[start Material for the task]
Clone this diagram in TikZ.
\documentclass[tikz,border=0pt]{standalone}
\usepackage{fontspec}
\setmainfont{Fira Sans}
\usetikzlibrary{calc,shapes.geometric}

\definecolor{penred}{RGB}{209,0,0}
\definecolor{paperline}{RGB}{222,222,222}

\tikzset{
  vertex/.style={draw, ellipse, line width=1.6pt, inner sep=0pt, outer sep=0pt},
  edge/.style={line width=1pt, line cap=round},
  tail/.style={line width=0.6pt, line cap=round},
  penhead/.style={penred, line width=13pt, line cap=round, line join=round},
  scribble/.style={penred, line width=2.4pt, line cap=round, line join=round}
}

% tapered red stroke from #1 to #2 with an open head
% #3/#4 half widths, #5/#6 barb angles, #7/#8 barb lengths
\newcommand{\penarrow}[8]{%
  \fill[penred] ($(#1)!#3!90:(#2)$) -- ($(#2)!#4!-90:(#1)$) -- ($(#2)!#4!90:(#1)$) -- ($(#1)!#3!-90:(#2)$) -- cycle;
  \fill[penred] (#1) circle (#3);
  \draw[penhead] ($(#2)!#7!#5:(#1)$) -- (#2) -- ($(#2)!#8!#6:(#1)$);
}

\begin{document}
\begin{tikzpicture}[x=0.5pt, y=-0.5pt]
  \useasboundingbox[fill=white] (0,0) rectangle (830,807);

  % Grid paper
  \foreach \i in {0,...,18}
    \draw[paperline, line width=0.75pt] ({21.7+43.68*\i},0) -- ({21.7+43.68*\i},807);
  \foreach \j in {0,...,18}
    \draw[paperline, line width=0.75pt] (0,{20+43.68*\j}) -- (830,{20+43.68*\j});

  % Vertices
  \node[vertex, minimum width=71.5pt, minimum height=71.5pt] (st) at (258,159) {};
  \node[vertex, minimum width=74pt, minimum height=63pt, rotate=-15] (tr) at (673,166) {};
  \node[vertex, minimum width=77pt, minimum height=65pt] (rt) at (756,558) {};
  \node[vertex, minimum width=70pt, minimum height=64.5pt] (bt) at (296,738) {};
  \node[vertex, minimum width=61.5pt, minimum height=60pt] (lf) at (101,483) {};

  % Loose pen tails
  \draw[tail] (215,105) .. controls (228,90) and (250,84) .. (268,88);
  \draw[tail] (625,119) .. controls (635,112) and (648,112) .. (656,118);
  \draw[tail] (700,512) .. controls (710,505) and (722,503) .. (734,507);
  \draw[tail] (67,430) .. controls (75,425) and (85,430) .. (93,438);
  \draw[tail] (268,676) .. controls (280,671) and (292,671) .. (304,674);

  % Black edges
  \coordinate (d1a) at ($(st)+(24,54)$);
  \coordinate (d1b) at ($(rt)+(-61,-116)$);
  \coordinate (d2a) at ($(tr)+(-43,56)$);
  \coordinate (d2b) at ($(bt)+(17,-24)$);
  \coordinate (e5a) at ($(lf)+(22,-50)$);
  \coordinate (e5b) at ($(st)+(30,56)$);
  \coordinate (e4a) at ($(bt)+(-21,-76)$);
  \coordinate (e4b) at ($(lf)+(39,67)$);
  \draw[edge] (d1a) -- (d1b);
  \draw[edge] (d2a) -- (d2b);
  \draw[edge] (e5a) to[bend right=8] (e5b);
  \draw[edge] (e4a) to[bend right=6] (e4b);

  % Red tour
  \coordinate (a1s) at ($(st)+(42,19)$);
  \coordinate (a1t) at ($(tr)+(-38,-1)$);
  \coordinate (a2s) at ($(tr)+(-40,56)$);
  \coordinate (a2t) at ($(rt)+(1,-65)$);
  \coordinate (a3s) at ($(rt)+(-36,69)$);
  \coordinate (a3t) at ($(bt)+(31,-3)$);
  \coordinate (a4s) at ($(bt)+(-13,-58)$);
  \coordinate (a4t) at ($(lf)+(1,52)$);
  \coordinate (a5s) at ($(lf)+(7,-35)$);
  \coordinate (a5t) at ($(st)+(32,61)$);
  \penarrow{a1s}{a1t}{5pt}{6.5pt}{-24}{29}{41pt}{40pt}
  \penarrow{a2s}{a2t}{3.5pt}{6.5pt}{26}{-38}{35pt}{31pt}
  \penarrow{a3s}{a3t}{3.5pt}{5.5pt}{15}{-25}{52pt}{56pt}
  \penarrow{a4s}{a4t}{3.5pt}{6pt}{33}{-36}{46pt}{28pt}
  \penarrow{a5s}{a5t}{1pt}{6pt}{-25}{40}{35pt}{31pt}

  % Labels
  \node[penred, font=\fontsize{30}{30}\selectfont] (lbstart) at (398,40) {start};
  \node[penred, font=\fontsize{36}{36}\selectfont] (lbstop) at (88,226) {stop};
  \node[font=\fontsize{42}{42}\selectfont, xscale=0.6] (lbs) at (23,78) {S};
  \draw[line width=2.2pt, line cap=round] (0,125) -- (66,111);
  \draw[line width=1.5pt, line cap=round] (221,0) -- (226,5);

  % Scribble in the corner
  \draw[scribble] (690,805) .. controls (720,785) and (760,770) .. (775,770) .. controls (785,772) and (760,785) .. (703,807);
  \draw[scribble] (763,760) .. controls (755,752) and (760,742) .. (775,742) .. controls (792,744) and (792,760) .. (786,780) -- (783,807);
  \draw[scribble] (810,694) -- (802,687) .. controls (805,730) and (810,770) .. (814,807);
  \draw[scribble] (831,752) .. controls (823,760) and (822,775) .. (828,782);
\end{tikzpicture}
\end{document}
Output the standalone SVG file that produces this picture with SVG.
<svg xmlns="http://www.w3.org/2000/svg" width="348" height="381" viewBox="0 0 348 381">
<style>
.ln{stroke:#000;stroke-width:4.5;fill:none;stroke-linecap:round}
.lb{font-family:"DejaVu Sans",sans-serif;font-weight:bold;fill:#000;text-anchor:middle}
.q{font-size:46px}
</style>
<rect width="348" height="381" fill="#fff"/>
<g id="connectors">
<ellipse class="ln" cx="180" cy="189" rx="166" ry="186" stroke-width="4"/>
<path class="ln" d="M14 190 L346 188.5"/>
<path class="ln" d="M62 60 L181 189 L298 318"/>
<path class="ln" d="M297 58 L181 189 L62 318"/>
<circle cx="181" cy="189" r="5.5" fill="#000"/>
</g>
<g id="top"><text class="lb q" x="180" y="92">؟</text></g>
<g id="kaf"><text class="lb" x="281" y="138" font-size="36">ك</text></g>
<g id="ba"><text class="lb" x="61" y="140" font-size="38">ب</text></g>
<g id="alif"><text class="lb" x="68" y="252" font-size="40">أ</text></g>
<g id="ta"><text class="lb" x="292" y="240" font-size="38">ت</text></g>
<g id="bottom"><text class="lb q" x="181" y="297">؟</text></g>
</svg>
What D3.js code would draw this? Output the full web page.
[end Material for the task]
### Your task
Lines from the records above that hold "Output" are the ones to list.

### Worked answer
Output the standalone SVG file that produces this picture with SVG.
What D3.js code would draw this? Output the full web page.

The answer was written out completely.